Smoke from Your Exhaust

 

Your car should not be producing smoke out of the back end under any circumstances. A little bit of moisture vapour is normal, but if you have grey or blue smoke coming out of the back of your vehicle then that's definitely a problem and indicates that you're burning oil somewhere inside your vehicle.

 

 The Smell of Oil

 

You shouldn't be able to smell much of anything related to your car when you're sitting inside behind the wheel. If you're noticing an oil smell, then you probably have an oil leak somewhere. If you can also smell exhaust or gas, then your car is likely overheating.

 

Extreme Driving

 

If you've been pushing your car a lot harder than usual over the last month or so, especially if you've done some serious driving across country or you've found that you're doing a lot more driving for work, such as doing deliveries or driving an Uber or something like that, and there's every reason to believe that your oil is going to need to be changed much sooner than you're used to.
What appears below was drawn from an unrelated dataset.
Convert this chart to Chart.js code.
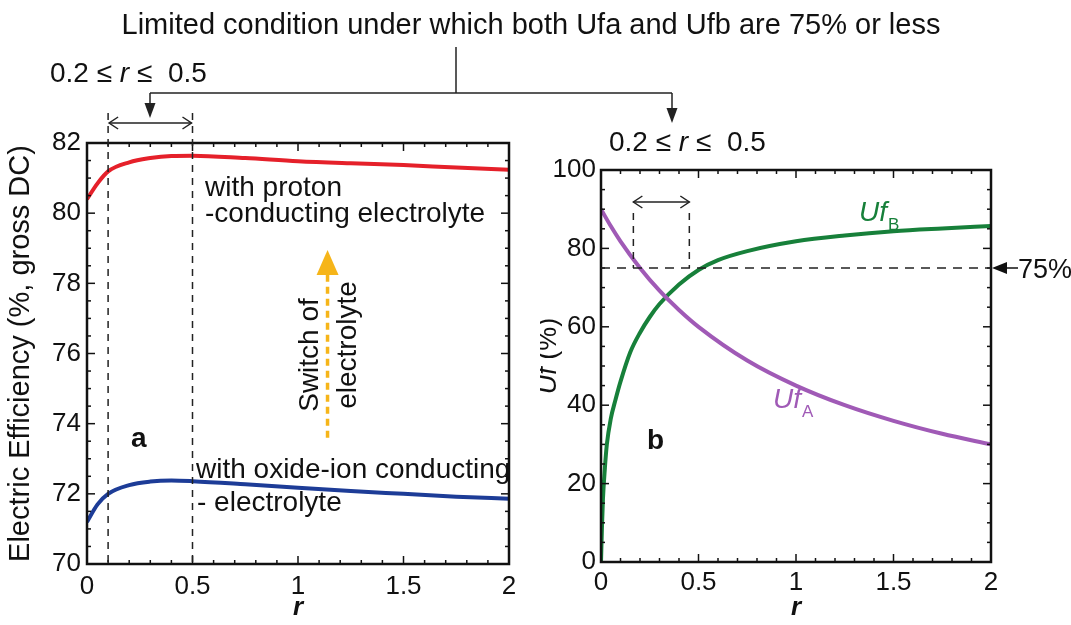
<!DOCTYPE html>
<html><head><meta charset="utf-8">
<script src="https://cdn.jsdelivr.net/npm/chart.js@4.4.1/dist/chart.umd.min.js"></script>
<style>
html,body{margin:0;padding:0;background:#fff;}
#wrap{position:relative;width:1071px;height:625px;overflow:hidden;font-family:"Liberation Sans",Arial,sans-serif;color:#111;}
canvas{position:absolute;top:0;}
.t{position:absolute;white-space:nowrap;line-height:1;}
svg{position:absolute;left:0;top:0;}
</style></head><body>
<div id="wrap">
<canvas id="ca" width="540" height="625" style="left:0"></canvas>
<canvas id="cb" width="531" height="625" style="left:540px"></canvas>
<svg width="1071" height="625">
  <g stroke="#222" stroke-width="1.5" fill="none">
    <line x1="456" y1="47" x2="456" y2="93"/>
    <line x1="150" y1="93" x2="672" y2="93"/>
    <line x1="150" y1="93" x2="150" y2="105"/>
    <line x1="672" y1="93" x2="672" y2="110"/>
  </g>
  <g fill="#222">
    <polygon points="150,118 144.5,103 155.5,103"/>
    <polygon points="672,123 666.5,108 677.5,108"/>
  </g>
</svg>
<div class="t" data-x="531" data-b="35" data-s="29" data-c="1">Limited condition under which both Ufa and Ufb are 75% or less</div>
<div class="t" data-x="50" data-b="83" data-s="28">0.2 ≤ <i>r</i> ≤&nbsp; 0.5</div>
<div class="t" data-x="609" data-b="152" data-s="28">0.2 ≤ <i>r</i> ≤&nbsp; 0.5</div>
</div>
<script>
// ---- data ----
const rEff      = [0, 0.05, 0.1, 0.2, 0.3, 0.4, 0.5, 0.75, 1, 1.25, 1.5, 1.75, 2];
const effProton = [80.4, 80.85, 81.19, 81.45, 81.57, 81.63, 81.64, 81.57, 81.48, 81.42, 81.37, 81.3, 81.24];
const effOxide  = [71.2, 71.7, 72.0, 72.25, 72.35, 72.38, 72.36, 72.27, 72.17, 72.08, 72.0, 71.92, 71.86];
const rUfA = [0, 0.05, 0.1, 0.2, 0.3, 0.4, 0.5, 0.75, 1, 1.25, 1.5, 1.75, 2];
const ufA  = [90, 85.7, 81.8, 75, 69.2, 64.3, 60, 51.4, 45, 40, 36, 32.7, 30];
const rUfB = [0, 0.005, 0.01, 0.02, 0.03, 0.05, 0.075, 0.1, 0.15, 0.2, 0.25, 0.3, 0.4, 0.5, 0.6, 0.75, 1, 1.25, 1.5, 1.75, 2];
const ufB  = [0, 9, 16, 24, 30, 36.5, 41.5, 46, 53.5, 58.5, 62.5, 65.8, 70.8, 74.5, 77, 79.3, 81.8, 83.3, 84.4, 85.1, 85.7];
const xTickLabels   = ['0', '0.5', '1', '1.5', '2'];
const effTickLabels = ['70', '72', '74', '76', '78', '80', '82'];
const ufTickLabels  = ['0', '20', '40', '60', '80', '100'];
const rangeA = [0.1, 0.5];
const rangeB = [0.166, 0.453];
const ufLimit = 75;
const switchArrow = {r: 1.14, from: 73.6, to: 78.95};

const F = '"Liberation Sans", Arial, sans-serif';
const INK = '#111';

document.querySelectorAll('.t').forEach(el => {
  const s = +el.dataset.s;
  el.style.fontSize = s + 'px';
  el.style.top = (+el.dataset.b - 0.8465 * s) + 'px';
  if (el.dataset.c) { el.style.left = '0px'; const w = el.getBoundingClientRect().width; el.style.left = (+el.dataset.x - w / 2) + 'px'; }
  else el.style.left = el.dataset.x + 'px';
});

function pts(xs, ys) { return xs.map((x, i) => ({x: x, y: ys[i]})); }

function line(ctx, x1, y1, x2, y2) { ctx.beginPath(); ctx.moveTo(x1, y1); ctx.lineTo(x2, y2); ctx.stroke(); }

function framePlugin(xMinor, yMinor) {
  return {
    id: 'frame',
    afterDatasetsDraw(chart) {
      const {ctx, chartArea: a, scales: {x, y}} = chart;
      ctx.save();
      ctx.strokeStyle = INK; ctx.lineWidth = 1.5;
      const xs = x.options.ticks.stepSize, ys = y.options.ticks.stepSize;
      const nx = Math.round((x.max - x.min) / xMinor);
      for (let i = 0; i <= nx; i++) {
        const v = x.min + i * xMinor, px = x.getPixelForValue(v);
        const maj = Math.abs(v / xs - Math.round(v / xs)) < 1e-6;
        const L = maj ? 8 : 4;
        line(ctx, px, a.bottom, px, a.bottom - L);
        line(ctx, px, a.top, px, a.top + L);
      }
      const ny = Math.round((y.max - y.min) / yMinor);
      for (let i = 0; i <= ny; i++) {
        const v = y.min + i * yMinor, py = y.getPixelForValue(v);
        const maj = Math.abs((v - y.min) / ys - Math.round((v - y.min) / ys)) < 1e-6;
        const L = maj ? 8 : 4;
        line(ctx, a.left, py, a.left + L, py);
        line(ctx, a.right, py, a.right - L, py);
      }
      ctx.lineWidth = 2.5;
      ctx.strokeRect(a.left, a.top, a.right - a.left, a.bottom - a.top);
      ctx.restore();
    }
  };
}

function dblArrow(ctx, x1, x2, y) {
  line(ctx, x1, y, x2, y);
  ctx.beginPath(); ctx.moveTo(x1 + 9, y - 6); ctx.lineTo(x1, y); ctx.lineTo(x1 + 9, y + 6); ctx.stroke();
  ctx.beginPath(); ctx.moveTo(x2 - 9, y - 6); ctx.lineTo(x2, y); ctx.lineTo(x2 - 9, y + 6); ctx.stroke();
}

const annoA = {
  id: 'annoA',
  afterDatasetsDraw(chart) {
    const {ctx, chartArea: a, scales: {x, y}} = chart;
    ctx.save();
    ctx.strokeStyle = '#222'; ctx.lineWidth = 1.5;
    ctx.setLineDash([7, 6]);
    rangeA.forEach(r => { const px = x.getPixelForValue(r); line(ctx, px, 113, px, a.bottom); });
    ctx.setLineDash([]);
    dblArrow(ctx, x.getPixelForValue(rangeA[0]) + 1, x.getPixelForValue(rangeA[1]) - 1, 123);
    // orange switch arrow
    const xo = x.getPixelForValue(switchArrow.r);
    const yTip = y.getPixelForValue(switchArrow.to);
    const yBase = yTip + 25;
    ctx.strokeStyle = '#f6b519'; ctx.fillStyle = '#f6b519'; ctx.lineWidth = 3.5;
    ctx.setLineDash([7, 5]);
    line(ctx, xo, y.getPixelForValue(switchArrow.from), xo, yBase);
    ctx.setLineDash([]);
    ctx.beginPath(); ctx.moveTo(xo, yTip); ctx.lineTo(xo - 11, yBase); ctx.lineTo(xo + 11, yBase); ctx.closePath(); ctx.fill();
    // texts
    ctx.fillStyle = INK; ctx.textAlign = 'left'; ctx.textBaseline = 'alphabetic';
    ctx.font = '28px ' + F;
    ctx.fillText('with proton', 205, 196);
    ctx.fillText('-conducting electrolyte', 205, 222);
    ctx.fillText('with oxide-ion conducting', 196, 478);
    ctx.fillText('- electrolyte', 197, 511);
    ctx.font = 'bold 28px ' + F;
    ctx.fillText('a', 131, 447);
    ctx.font = '28px ' + F; ctx.textAlign = 'center';
    [['Switch of', 318, 355], ['electrolyte', 356, 345]].forEach(([t, bx, cy]) => {
      ctx.save(); ctx.translate(bx, cy); ctx.rotate(-Math.PI / 2); ctx.fillText(t, 0, 0); ctx.restore();
    });
    ctx.restore();
  }
};

const OX = 540;
const annoB = {
  id: 'annoB',
  afterDatasetsDraw(chart) {
    const {ctx, chartArea: a, scales: {x, y}} = chart;
    ctx.save();
    ctx.strokeStyle = '#222'; ctx.lineWidth = 1.5;
    const y75 = y.getPixelForValue(ufLimit);
    ctx.setLineDash([9, 7]);
    line(ctx, a.left, y75, a.right, y75);
    ctx.setLineDash([7, 6]);
    rangeB.forEach(r => { const px = x.getPixelForValue(r); line(ctx, px, 213, px, y75); });
    ctx.setLineDash([]);
    dblArrow(ctx, x.getPixelForValue(rangeB[0]), x.getPixelForValue(rangeB[1]), 202);
    // 75% pointer
    ctx.fillStyle = INK; ctx.strokeStyle = INK;
    line(ctx, a.right + 10, y75, a.right + 27, y75);
    ctx.beginPath(); ctx.moveTo(a.right + 1, y75); ctx.lineTo(a.right + 16, y75 - 6); ctx.lineTo(a.right + 16, y75 + 6); ctx.closePath(); ctx.fill();
    ctx.textAlign = 'left'; ctx.textBaseline = 'alphabetic';
    ctx.font = '27px ' + F;
    ctx.fillText('75%', 1018 - OX, y75 + 10);
    // series labels
    function uf(sub, xx, bb, col) {
      ctx.fillStyle = col;
      ctx.font = 'italic 28px ' + F; ctx.fillText('Uf', xx - OX, bb);
      const w = ctx.measureText('Uf').width;
      ctx.font = '17px ' + F; ctx.fillText(sub, xx - OX + w + 1, bb + 9);
    }
    uf('B', 859, 221, '#17803a');
    uf('A', 773, 408, '#a05ab6');
    ctx.fillStyle = INK; ctx.font = 'bold 28px ' + F;
    ctx.fillText('b', 647 - OX, 449);
    // y title "Uf (%)"
    ctx.save(); ctx.translate(556 - OX, 356); ctx.rotate(-Math.PI / 2);
    ctx.font = 'italic 27px ' + F; const w1 = ctx.measureText('Uf').width;
    ctx.font = '27px ' + F; const w2 = ctx.measureText(' (%)').width;
    const x0 = -(w1 + w2) / 2;
    ctx.font = 'italic 27px ' + F; ctx.fillText('Uf', x0, 0);
    ctx.font = '27px ' + F; ctx.fillText(' (%)', x0 + w1, 0);
    ctx.restore();
    ctx.restore();
  }
};

function xScale(pad, h) {
  return {
    type: 'linear', min: 0, max: 2,
    ticks: {stepSize: 0.5, autoSkip: false, maxRotation: 0, padding: pad, color: INK, font: {size: 26, family: F},
      callback: (v, i) => xTickLabels[i]},
    grid: {display: false, drawTicks: false}, border: {display: false},
    title: {display: true, text: 'r', color: INK, font: {size: 26, weight: 'bold', style: 'italic', family: F}, padding: {top: 0, bottom: 2}},
    afterFit(s) { s.height = h; }
  };
}

new Chart(document.getElementById('ca'), {
  type: 'line',
  data: {datasets: [
    {data: pts(rEff, effProton), borderColor: '#e5202a', borderWidth: 4, pointRadius: 0, cubicInterpolationMode: 'monotone', fill: false},
    {data: pts(rEff, effOxide), borderColor: '#1d3c97', borderWidth: 4, pointRadius: 0, cubicInterpolationMode: 'monotone', fill: false}
  ]},
  options: {
    responsive: false, animation: false, devicePixelRatio: 1,
    layout: {padding: {left: 0, top: 143, right: 31, bottom: 0}},
    plugins: {legend: {display: false}, tooltip: {enabled: false}},
    scales: {
      x: xScale(7, 61),
      y: {min: 70, max: 82,
        ticks: {stepSize: 2, padding: 6, color: INK, font: {size: 26, family: F}, callback: (v, i) => effTickLabels[i]},
        grid: {display: false, drawTicks: false}, border: {display: false},
        title: {display: true, text: 'Electric Efficiency (%, gross DC)', color: INK, font: {size: 29, family: F}, padding: {top: 4, bottom: 0}},
        afterFit(s) { s.width = 87; }}
    }
  },
  plugins: [framePlugin(0.1, 0.5), annoA]
});

new Chart(document.getElementById('cb'), {
  type: 'line',
  data: {datasets: [
    {data: pts(rUfA, ufA), borderColor: '#a05ab6', borderWidth: 4, pointRadius: 0, cubicInterpolationMode: 'monotone', fill: false},
    {data: pts(rUfB, ufB), borderColor: '#17803a', borderWidth: 4, pointRadius: 0, cubicInterpolationMode: 'monotone', fill: false}
  ]},
  options: {
    responsive: false, animation: false, devicePixelRatio: 1,
    layout: {padding: {left: 0, top: 170, right: 80, bottom: 0}},
    plugins: {legend: {display: false}, tooltip: {enabled: false}},
    scales: {
      x: xScale(5, 63),
      y: {min: 0, max: 100,
        ticks: {stepSize: 20, padding: 5, color: INK, font: {size: 26, family: F}, callback: (v, i) => ufTickLabels[i]},
        grid: {display: false, drawTicks: false}, border: {display: false},
        afterFit(s) { s.width = 61; }}
    }
  },
  plugins: [framePlugin(0.1, 5), annoB]
});
</script>
</body></html>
If you're pushing your car a lot harder than normal, check your oil more frequently than you're used to so you can stay on top of oil changes when they need to happen.

 

 The Bottom Line

 

Engine oil is the lifeblood of your vehicle and keeps your car running smoothly and at the correct temperature. If you don't keep up on oil changes, your engine is going to suffer as a result. Not only will you have poor performance, but the engine will overheat and wear out eventually causing serious damage. The cost of replacing parts of your engine like pistons, a cracked cylinder head, and so on can end up costing you many thousands of dollars in repair bills. Best to spend just a few dollars on an oil change so you can avoid that.